▶ [Set problem]:
Starting at the line that contains "Generate a Python" and stopping at the line that contains "edgecolor='white', linewidth=1.2, hatch='//')", transcribe every line of the material below exactly; pictures stay out.

▶ [Supplied data]:
--------------------------------

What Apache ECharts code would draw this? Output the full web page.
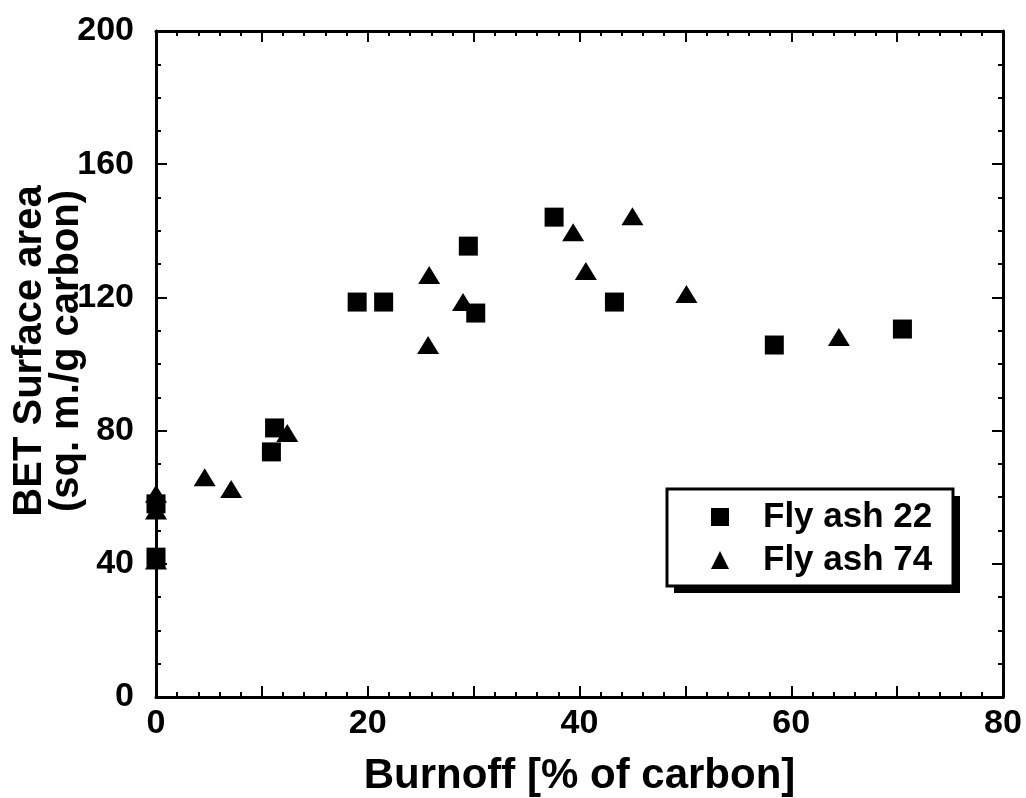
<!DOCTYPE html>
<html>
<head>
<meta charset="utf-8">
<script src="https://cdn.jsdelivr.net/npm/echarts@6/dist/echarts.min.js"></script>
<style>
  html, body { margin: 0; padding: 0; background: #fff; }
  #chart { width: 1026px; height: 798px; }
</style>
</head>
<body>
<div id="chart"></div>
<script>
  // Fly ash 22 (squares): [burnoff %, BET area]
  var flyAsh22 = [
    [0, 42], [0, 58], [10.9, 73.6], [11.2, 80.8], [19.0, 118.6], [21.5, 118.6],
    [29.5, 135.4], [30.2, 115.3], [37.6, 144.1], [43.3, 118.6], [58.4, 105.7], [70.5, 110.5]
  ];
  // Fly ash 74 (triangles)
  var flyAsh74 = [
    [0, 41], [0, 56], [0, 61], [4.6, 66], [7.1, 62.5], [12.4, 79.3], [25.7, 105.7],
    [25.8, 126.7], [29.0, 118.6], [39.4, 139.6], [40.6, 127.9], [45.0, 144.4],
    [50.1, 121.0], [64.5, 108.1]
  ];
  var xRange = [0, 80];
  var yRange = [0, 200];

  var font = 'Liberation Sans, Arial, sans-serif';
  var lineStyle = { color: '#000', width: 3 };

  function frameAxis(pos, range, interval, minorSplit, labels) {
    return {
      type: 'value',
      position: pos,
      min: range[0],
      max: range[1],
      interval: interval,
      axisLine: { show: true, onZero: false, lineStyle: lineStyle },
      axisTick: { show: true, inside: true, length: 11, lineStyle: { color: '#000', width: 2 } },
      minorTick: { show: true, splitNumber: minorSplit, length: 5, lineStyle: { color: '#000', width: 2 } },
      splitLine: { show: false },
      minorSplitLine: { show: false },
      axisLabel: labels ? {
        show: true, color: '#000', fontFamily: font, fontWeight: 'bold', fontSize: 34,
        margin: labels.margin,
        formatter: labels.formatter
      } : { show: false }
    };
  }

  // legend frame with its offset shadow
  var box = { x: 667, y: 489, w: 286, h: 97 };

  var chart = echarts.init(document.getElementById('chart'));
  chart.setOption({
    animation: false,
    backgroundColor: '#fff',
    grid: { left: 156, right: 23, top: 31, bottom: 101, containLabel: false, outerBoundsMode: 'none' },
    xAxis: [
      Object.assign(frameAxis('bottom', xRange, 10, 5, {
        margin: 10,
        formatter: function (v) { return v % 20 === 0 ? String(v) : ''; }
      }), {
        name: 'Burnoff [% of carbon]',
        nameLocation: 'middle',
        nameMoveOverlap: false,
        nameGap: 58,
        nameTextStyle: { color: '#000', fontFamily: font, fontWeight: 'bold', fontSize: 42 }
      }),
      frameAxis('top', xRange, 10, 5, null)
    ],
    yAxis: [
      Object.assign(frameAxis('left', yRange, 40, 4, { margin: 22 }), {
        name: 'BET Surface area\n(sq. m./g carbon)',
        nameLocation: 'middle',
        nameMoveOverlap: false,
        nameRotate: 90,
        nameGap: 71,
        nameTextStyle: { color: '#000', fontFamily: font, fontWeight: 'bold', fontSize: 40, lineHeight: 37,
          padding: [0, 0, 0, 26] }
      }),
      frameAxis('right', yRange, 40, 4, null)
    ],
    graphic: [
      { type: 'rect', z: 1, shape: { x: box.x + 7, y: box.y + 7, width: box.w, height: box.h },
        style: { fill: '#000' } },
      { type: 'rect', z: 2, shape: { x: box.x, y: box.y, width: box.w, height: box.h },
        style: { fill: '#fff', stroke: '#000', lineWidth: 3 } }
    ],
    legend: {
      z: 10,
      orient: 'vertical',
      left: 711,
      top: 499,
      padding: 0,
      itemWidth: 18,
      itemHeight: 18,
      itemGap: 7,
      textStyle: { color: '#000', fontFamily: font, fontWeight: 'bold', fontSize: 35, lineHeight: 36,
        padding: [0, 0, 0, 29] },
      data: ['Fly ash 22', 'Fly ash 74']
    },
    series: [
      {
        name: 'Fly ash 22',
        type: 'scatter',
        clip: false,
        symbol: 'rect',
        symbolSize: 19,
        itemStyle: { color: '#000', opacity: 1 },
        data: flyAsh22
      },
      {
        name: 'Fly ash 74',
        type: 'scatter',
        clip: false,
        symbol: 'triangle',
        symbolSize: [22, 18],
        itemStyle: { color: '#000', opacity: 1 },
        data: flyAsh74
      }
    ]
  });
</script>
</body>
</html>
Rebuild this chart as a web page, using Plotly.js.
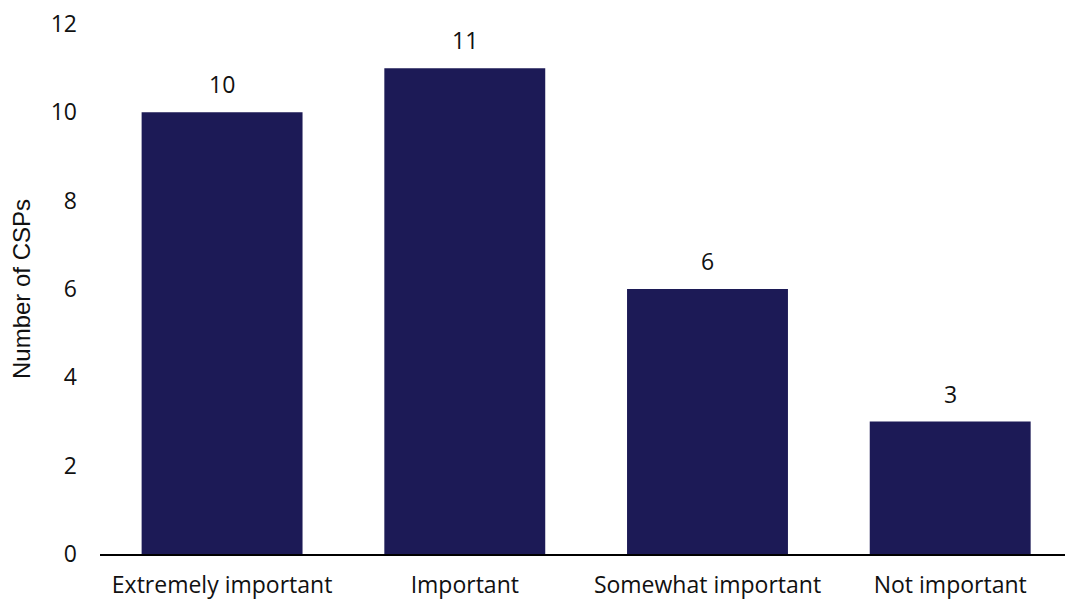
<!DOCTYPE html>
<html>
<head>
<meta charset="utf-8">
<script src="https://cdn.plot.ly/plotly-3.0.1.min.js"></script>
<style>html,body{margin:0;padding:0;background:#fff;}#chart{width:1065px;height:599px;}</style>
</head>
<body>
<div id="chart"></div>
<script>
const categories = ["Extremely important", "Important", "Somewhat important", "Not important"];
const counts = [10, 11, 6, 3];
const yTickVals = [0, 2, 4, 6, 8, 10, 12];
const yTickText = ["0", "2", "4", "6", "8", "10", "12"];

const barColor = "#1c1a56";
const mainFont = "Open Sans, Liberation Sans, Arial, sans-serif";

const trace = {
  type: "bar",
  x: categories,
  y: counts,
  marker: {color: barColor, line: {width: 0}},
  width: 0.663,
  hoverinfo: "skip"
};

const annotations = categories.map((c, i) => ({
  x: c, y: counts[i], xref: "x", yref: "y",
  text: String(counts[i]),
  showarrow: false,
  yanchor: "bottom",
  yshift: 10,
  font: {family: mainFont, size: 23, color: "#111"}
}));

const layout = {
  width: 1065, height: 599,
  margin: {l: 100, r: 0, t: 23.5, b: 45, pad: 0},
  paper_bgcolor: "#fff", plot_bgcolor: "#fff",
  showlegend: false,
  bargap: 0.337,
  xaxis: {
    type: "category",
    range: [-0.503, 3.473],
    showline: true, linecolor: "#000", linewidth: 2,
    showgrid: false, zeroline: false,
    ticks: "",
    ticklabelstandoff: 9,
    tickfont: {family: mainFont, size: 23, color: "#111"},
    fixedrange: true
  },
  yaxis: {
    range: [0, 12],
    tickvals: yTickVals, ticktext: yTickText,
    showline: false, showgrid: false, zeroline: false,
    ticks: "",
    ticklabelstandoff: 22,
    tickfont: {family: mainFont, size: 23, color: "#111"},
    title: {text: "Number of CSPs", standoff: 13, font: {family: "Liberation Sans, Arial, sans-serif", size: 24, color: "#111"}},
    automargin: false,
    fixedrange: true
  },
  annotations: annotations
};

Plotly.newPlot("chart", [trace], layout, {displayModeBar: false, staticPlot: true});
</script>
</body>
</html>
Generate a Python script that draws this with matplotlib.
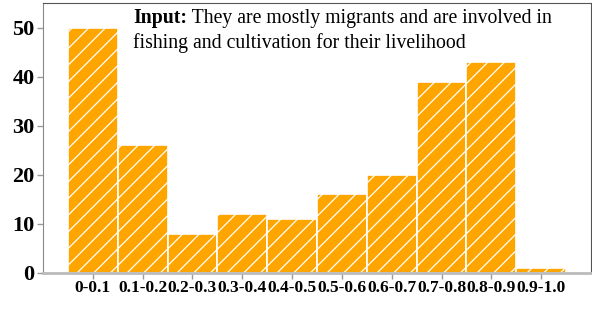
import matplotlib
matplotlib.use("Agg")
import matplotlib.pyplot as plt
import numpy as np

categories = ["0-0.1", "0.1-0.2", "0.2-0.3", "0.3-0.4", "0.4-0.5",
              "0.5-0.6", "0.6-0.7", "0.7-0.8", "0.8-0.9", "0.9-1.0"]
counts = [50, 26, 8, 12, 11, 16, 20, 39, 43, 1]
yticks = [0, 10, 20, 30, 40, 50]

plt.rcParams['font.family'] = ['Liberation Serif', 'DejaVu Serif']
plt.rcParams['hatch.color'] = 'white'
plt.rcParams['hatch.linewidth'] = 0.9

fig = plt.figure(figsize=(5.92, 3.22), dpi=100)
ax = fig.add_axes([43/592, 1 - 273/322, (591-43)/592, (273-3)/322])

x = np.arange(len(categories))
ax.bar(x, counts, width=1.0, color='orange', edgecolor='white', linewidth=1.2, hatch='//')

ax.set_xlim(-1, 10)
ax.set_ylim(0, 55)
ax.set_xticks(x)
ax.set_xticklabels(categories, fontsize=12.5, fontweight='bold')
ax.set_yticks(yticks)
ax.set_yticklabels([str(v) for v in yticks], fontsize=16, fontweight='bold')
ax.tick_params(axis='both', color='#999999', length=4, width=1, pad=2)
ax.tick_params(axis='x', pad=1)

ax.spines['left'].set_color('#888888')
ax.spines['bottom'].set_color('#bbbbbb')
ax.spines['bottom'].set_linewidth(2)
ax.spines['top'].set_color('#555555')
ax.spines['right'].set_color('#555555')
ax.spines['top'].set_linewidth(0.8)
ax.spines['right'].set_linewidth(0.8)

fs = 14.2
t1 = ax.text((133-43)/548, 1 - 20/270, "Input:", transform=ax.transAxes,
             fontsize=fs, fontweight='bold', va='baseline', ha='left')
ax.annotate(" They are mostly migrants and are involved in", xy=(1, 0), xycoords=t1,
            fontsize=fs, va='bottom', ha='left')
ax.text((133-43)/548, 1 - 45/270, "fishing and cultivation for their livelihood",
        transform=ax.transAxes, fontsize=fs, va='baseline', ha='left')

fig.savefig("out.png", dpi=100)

--------------------------------

▶ [Written solution]:
Generate a Python script that draws this with matplotlib.
import matplotlib
matplotlib.use("Agg")
import matplotlib.pyplot as plt
import numpy as np

categories = ["0-0.1", "0.1-0.2", "0.2-0.3", "0.3-0.4", "0.4-0.5",
              "0.5-0.6", "0.6-0.7", "0.7-0.8", "0.8-0.9", "0.9-1.0"]
counts = [50, 26, 8, 12, 11, 16, 20, 39, 43, 1]
yticks = [0, 10, 20, 30, 40, 50]

plt.rcParams['font.family'] = ['Liberation Serif', 'DejaVu Serif']
plt.rcParams['hatch.color'] = 'white'
plt.rcParams['hatch.linewidth'] = 0.9

fig = plt.figure(figsize=(5.92, 3.22), dpi=100)
ax = fig.add_axes([43/592, 1 - 273/322, (591-43)/592, (273-3)/322])

x = np.arange(len(categories))
ax.bar(x, counts, width=1.0, color='orange', edgecolor='white', linewidth=1.2, hatch='//')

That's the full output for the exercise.